When she was eighteen she joined a temperance organization. Two years later, she met and married Jesse Cram Johnson from Unity, New Hampshire, and moved to Boston.

==Early influences==
Her home near the State House in Boston became a meeting place for welfare workers. Johnson founded the New England Women's Auxiliary Association which in turn led her to an important position in the U.S. Sanitary Commission. She was involved with the executive and finance committees of the New England branch of the commission.

During this time she would visit numerous correctional facilities and helped poor women around Boston so they could better fend for themselves. Throughout all this, Johnson witnessed the abuse which female prisoners had to endure. At this time, female prisoners were not separated from their male counterparts.

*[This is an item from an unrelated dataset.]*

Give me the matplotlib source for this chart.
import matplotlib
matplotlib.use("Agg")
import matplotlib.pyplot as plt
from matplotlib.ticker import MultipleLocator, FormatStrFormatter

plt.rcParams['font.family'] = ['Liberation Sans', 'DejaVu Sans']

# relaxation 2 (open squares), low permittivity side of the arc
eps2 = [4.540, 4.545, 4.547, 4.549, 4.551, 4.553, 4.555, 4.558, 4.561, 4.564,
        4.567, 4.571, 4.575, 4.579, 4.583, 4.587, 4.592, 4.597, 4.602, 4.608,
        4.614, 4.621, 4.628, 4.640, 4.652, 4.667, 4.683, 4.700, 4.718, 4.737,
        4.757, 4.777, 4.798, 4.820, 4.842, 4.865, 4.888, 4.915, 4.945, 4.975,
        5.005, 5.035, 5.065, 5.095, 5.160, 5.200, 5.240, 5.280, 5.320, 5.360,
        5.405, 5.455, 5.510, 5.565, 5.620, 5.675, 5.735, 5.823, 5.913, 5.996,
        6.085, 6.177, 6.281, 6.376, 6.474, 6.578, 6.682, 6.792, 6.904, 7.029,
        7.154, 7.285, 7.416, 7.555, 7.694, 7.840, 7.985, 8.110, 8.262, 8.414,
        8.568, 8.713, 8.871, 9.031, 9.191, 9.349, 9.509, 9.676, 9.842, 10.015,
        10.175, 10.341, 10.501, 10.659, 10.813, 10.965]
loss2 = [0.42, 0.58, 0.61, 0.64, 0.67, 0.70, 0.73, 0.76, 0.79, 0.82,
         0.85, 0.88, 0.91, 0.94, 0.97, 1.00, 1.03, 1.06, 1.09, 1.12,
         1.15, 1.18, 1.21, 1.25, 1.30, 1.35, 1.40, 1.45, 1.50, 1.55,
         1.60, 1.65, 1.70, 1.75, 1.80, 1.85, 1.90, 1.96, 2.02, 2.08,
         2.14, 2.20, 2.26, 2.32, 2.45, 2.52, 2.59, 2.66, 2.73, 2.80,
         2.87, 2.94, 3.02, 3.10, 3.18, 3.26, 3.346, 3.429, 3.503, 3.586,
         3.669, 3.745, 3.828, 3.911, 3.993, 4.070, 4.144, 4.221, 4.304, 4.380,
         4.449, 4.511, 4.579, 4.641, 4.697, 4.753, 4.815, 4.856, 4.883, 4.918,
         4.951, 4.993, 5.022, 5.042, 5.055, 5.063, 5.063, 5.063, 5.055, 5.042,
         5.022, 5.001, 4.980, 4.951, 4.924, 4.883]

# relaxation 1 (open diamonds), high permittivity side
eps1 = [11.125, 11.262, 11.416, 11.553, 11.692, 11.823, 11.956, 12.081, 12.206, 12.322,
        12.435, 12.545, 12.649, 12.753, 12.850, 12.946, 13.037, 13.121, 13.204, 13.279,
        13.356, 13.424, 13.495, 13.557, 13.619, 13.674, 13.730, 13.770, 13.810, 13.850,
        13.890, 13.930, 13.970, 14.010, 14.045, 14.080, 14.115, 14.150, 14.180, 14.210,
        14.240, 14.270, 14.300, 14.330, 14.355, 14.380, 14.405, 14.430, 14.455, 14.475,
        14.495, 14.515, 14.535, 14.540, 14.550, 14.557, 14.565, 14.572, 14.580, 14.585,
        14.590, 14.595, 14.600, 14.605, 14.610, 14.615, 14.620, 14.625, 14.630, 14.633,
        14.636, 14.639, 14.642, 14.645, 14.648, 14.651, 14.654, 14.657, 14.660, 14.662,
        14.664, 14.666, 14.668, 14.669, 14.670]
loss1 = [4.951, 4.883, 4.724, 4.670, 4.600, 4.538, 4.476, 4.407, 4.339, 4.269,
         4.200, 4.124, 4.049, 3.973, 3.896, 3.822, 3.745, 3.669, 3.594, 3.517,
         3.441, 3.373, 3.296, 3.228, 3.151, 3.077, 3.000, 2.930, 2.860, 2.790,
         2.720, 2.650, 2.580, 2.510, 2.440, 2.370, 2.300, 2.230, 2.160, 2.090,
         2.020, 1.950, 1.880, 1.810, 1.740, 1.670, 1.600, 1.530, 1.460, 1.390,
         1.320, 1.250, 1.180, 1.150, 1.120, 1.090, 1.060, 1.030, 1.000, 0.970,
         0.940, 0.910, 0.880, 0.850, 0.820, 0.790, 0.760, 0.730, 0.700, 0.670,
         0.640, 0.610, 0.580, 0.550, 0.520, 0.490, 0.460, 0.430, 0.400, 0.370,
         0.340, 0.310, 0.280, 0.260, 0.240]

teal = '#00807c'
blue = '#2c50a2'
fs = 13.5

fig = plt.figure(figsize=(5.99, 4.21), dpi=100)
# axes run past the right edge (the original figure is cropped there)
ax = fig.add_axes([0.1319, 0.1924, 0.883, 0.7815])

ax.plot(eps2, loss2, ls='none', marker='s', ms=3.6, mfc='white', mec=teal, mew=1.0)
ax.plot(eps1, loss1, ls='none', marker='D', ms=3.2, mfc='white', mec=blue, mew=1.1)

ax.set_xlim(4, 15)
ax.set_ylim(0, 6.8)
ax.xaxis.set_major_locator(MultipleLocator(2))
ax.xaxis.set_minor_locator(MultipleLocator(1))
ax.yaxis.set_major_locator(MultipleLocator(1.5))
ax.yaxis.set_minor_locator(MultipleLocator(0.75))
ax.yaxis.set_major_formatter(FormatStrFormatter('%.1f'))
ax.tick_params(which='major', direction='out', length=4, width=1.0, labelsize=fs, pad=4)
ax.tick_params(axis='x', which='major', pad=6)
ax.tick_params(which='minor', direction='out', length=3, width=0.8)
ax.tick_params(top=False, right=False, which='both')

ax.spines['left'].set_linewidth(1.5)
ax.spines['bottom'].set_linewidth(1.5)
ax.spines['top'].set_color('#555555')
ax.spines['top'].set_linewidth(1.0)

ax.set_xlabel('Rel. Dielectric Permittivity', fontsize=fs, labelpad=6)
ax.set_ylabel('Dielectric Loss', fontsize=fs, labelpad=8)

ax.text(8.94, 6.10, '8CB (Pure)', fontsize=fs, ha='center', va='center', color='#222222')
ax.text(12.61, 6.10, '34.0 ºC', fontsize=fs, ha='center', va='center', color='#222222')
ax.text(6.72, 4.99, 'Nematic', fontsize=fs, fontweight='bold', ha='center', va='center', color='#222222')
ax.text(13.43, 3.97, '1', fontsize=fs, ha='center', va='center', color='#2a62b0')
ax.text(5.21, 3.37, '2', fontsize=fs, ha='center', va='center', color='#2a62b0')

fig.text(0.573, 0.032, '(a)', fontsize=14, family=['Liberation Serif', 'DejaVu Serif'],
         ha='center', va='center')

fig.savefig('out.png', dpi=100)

Neither were the children they brought in with them, or the ones that were born in jail.

Johnson began a crusade for the reform of female treatment in correctional facilities. She and other women gathered at her home and began writing letters to newspapers requesting a separate facility for females. Their letters brought the subject to legislature. They gathered over 7,000 signatures which helped pass the bill for an all-female prison in 1874.

In the meantime, she became the leading advocate for the Temporary Asylum of Discharged Female Prisoners in Dedham, MA. The Reformatory Prison for women was finally opened in 1877 in Sherborn, near Framingham, MA. Johnson, being one of the five commissioners for the prison, became the superintendent of the prison.

==Career==
Ellen Cheney Johnson, while running the Massachusetts Reformatory Prison for Women at the turn of the nineteenth century, tried to bridge the approaches of rehabilitation and punishment. As she put it in her own writings, "No lesson is more important than that which teaches respect for the law and dread of its wrath. At the same time, it is a fundamental point in our theory that every criminal can be won by gentleness and patience."

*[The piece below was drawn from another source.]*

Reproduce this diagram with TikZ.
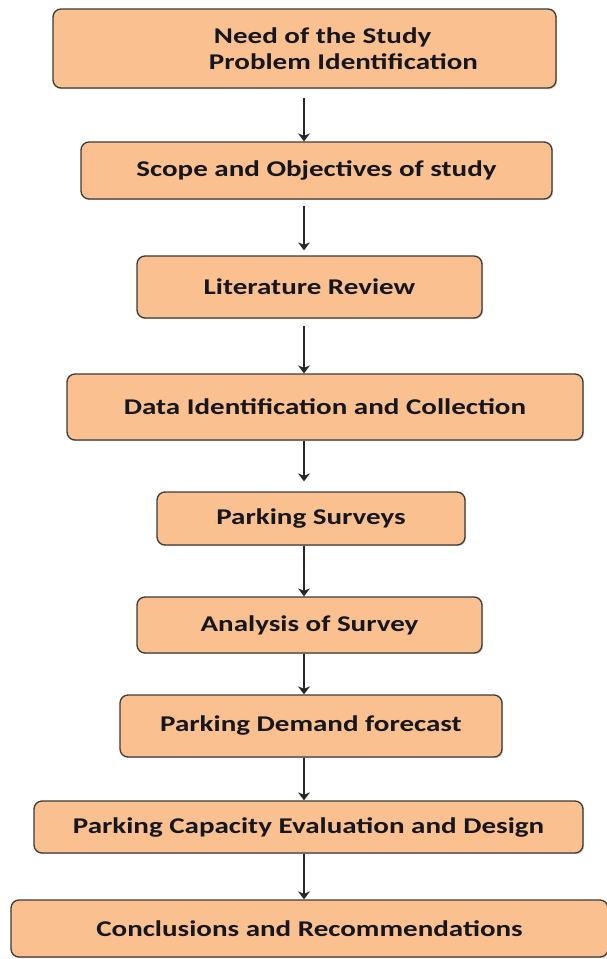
\documentclass[tikz,border=0pt]{standalone}
\usepackage{fontspec}
\usepackage{xcolor}
\usepackage{tikz}
\usetikzlibrary{arrows.meta,positioning,shadows}

\newfontfamily\flowfont{Carlito}[FakeStretch=1.29]
\definecolor{boxfill}{HTML}{FAC090}
\definecolor{boxline}{HTML}{3A3A3A}
\definecolor{inkdark}{HTML}{16161E}

\begin{document}
\begin{tikzpicture}[
  x=1pt, y=-1pt,
  every node/.style={font=\flowfont\bfseries\fontsize{22.5}{26}\selectfont, text=inkdark},
  box/.style={draw=boxline, fill=boxfill, rounded corners=8pt, line width=1.3pt,
              inner sep=0pt, align=center,
              drop shadow={shadow xshift=1.2pt, shadow yshift=-1.2pt, opacity=0.35}},
  lbl/.style={inner sep=0pt},
  arr/.style={-{Stealth[length=8pt,width=12pt,inset=2.5pt]}, line width=1.4pt, draw=black!85},
]
  \useasboundingbox (0,0) rectangle (606,959);
  \coordinate (spine) at (304,0);

  % process boxes, top to bottom
  \node[box, minimum width=503pt, minimum height=79pt] (need) at (304.5,48.5) {};
  \node[lbl, align=left] (needtxt) at (343.5,48.5) {\hspace*{5pt}Need of the Study\\Problem Identification};
  \node[box, minimum width=471pt, minimum height=57pt] (scope) at (316.5,170.5) {Scope and Objectives of study};
  \node[box, minimum width=345pt, minimum height=62pt] (lit)   at (309.5,287)   {Literature Review};
  \node[box, minimum width=516pt, minimum height=66pt] (data)  at (325,407)     {Data Identification and Collection};
  \node[box, minimum width=308pt, minimum height=53pt] (surv)  at (311,518.5)   {Parking Surveys};
  \node[box, minimum width=345pt, minimum height=56pt] (anal)  at (309.5,625)   {Analysis of Survey};
  \node[box, minimum width=382pt, minimum height=62pt] (dem)   at (311,726)     {Parking Demand forecast};
  \node[box, minimum width=549pt, minimum height=52pt] (cap)   at (308.5,827)   {Parking Capacity Evaluation and Design};
  \node[box, minimum width=597pt, minimum height=57pt] (conc)  at (309.5,928.5) {Conclusions and Recommendations};

  % arrows down the spine
  \draw[arr, shorten <=9pt]                (need.south -| spine)  -- (scope.north -| spine);
  \draw[arr, shorten <=6pt, shorten >=5pt] (scope.south -| spine) -- (lit.north -| spine);
  \draw[arr, shorten <=7pt]                (lit.south -| spine)   -- (data.north -| spine);
  \draw[arr, shorten >=10pt]               (data.south -| spine)  -- (surv.north -| spine);
  \draw[arr]                               (surv.south -| spine)  -- (anal.north -| spine);
  \draw[arr]                               (anal.south -| spine)  -- (dem.north -| spine);
  \draw[arr]                               (dem.south -| spine)   -- (cap.north -| spine);
  \draw[arr]                               (cap.south -| spine)   -- (conc.north -| spine);
\end{tikzpicture}
\end{document}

Jonson created programs inside the prison and outside as well to help the women achieve their goals. She developed a system of indenture for house service in houses outside the prison walls. This was all done under sympathetic supervision.

==End of an era==
Johnson ran the prison for fifteen years and was awarded a bronze medal and diploma for her achievements in the prison system by the World's Columbian Exposition:
for evidence of a model management in every detail.
 Her reformatory system has been studied thoroughly and received the highest praise from prison experts.

She died suddenly while in London, England after addressing the International Congress of Women on June 28, 1899.
Ellen Johnson left money to the city of Boston to build the Johnson Memorial Fountain (later renamed Westland Gate) in memory of her husband, Jesse Johnson.